In quantum mechanics, the evolution of an isolated system is described by a mathematical construct called the Hamiltonian. Specifically, the Hamiltonian must be of a type known as Hermitian, which guarantees the energy spectrum is real and that probabilities are preserved. But for open systems, a non-Hermitian Hamiltonian is required. One of the most interesting consequences of this is the non-Hermitian skin effect, in which the energy eigenstates of the system are squeezed toward its boundaries. This indicates that the usual energy-band theory should be fundamentally revised for non-Hermitian systems. However, the existing formulation is restricted to 1D systems. Here, we formulate a non-Hermitian band theory applicable to any number of spatial dimensions.

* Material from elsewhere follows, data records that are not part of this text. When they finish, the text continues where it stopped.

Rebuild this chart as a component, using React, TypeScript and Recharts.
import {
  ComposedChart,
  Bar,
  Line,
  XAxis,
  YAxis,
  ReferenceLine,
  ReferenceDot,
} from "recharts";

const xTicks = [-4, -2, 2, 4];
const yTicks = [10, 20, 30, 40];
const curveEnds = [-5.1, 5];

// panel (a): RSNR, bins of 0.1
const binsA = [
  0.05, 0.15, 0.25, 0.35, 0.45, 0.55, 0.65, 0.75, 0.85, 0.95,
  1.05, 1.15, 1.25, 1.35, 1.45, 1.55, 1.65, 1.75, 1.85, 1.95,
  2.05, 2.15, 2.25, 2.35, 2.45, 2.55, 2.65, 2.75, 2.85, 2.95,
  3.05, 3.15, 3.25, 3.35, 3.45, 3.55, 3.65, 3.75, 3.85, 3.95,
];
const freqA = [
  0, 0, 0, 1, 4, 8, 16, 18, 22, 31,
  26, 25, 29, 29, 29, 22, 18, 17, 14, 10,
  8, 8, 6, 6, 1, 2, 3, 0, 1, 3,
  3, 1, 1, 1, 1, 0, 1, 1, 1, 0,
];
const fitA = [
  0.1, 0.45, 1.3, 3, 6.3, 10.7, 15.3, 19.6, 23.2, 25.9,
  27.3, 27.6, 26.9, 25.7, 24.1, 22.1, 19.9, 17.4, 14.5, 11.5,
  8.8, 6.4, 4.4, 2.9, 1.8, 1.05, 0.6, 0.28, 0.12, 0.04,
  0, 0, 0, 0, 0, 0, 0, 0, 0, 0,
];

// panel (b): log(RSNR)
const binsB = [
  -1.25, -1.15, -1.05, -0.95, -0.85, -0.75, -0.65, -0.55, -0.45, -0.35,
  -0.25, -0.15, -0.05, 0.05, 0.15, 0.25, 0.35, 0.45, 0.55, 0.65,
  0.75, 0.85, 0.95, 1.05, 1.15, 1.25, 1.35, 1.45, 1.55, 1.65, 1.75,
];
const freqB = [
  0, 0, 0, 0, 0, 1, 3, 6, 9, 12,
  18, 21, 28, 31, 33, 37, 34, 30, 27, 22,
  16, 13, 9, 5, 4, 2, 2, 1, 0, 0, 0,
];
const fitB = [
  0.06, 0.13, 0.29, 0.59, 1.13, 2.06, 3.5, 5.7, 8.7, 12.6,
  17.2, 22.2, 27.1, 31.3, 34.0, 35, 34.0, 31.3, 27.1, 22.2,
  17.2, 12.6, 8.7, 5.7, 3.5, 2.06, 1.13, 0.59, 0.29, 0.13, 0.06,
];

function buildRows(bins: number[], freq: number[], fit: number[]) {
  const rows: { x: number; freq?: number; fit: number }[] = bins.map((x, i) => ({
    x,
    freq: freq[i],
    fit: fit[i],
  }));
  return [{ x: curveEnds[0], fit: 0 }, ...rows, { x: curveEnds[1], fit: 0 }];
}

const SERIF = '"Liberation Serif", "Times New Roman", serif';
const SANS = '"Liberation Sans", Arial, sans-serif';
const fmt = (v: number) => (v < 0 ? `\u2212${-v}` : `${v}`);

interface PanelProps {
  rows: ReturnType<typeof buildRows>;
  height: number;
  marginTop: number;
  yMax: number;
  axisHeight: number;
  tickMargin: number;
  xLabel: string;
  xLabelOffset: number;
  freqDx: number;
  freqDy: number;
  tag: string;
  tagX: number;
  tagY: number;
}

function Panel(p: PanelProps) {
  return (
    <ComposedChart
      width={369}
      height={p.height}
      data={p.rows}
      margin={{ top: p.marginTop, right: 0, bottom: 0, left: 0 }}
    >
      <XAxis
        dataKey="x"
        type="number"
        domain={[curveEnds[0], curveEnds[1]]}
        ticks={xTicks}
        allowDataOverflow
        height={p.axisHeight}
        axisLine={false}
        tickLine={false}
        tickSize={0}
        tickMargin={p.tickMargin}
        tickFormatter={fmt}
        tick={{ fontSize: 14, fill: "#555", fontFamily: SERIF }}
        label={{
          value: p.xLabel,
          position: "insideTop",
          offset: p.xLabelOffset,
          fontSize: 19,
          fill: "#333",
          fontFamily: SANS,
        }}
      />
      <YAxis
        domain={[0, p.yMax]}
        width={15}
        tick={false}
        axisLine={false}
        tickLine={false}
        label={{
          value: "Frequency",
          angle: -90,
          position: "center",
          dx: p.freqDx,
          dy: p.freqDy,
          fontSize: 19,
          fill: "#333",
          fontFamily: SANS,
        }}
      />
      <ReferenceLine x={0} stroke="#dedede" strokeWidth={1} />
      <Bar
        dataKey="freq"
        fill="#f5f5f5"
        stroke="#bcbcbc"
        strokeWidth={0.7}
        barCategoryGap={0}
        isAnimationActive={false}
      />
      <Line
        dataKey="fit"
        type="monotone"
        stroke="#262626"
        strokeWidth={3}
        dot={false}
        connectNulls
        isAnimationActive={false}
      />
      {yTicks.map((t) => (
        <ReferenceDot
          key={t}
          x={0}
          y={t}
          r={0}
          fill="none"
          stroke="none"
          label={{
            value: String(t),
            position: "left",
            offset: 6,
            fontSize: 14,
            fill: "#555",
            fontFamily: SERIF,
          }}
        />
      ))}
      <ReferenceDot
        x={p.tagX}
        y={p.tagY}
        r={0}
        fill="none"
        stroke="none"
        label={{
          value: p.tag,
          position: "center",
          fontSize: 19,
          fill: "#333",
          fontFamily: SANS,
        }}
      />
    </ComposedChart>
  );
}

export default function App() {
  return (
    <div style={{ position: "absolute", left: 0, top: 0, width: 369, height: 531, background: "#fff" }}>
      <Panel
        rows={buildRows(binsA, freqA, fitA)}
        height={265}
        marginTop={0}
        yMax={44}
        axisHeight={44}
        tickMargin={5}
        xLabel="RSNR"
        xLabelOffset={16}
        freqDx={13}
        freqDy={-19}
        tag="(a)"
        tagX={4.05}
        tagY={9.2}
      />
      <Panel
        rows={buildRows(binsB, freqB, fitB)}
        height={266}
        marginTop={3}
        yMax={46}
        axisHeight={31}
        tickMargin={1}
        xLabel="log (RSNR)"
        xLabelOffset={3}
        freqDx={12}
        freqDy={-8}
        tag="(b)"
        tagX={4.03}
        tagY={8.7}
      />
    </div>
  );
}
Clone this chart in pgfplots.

The key mathematical tool in our work is an elegant geometrical object called an amoeba. The amoeba is essentially a shadow or a projection of a polynomial of complex variables onto real space. This name is suggested by its typical appearance, featuring elongated “tentacles” and sometimes “vacuoles” in its body. We show that a surprisingly rich amount of information about a non-Hermitian system is encoded in an associated amoeba. For instance, the energy spectrum can be straightforwardly obtained by looking at whether a certain vacuole appears inside the amoeba. A systematic treatment further enables calculations of many key quantities of non-Hermitian systems.

Our formulation provides a quantitative theory of the non-Hermitian skin effect and the associated energy bands beyond one dimension. It paves the way for a complete non-Hermitian band-theory framework and its concomitant applications.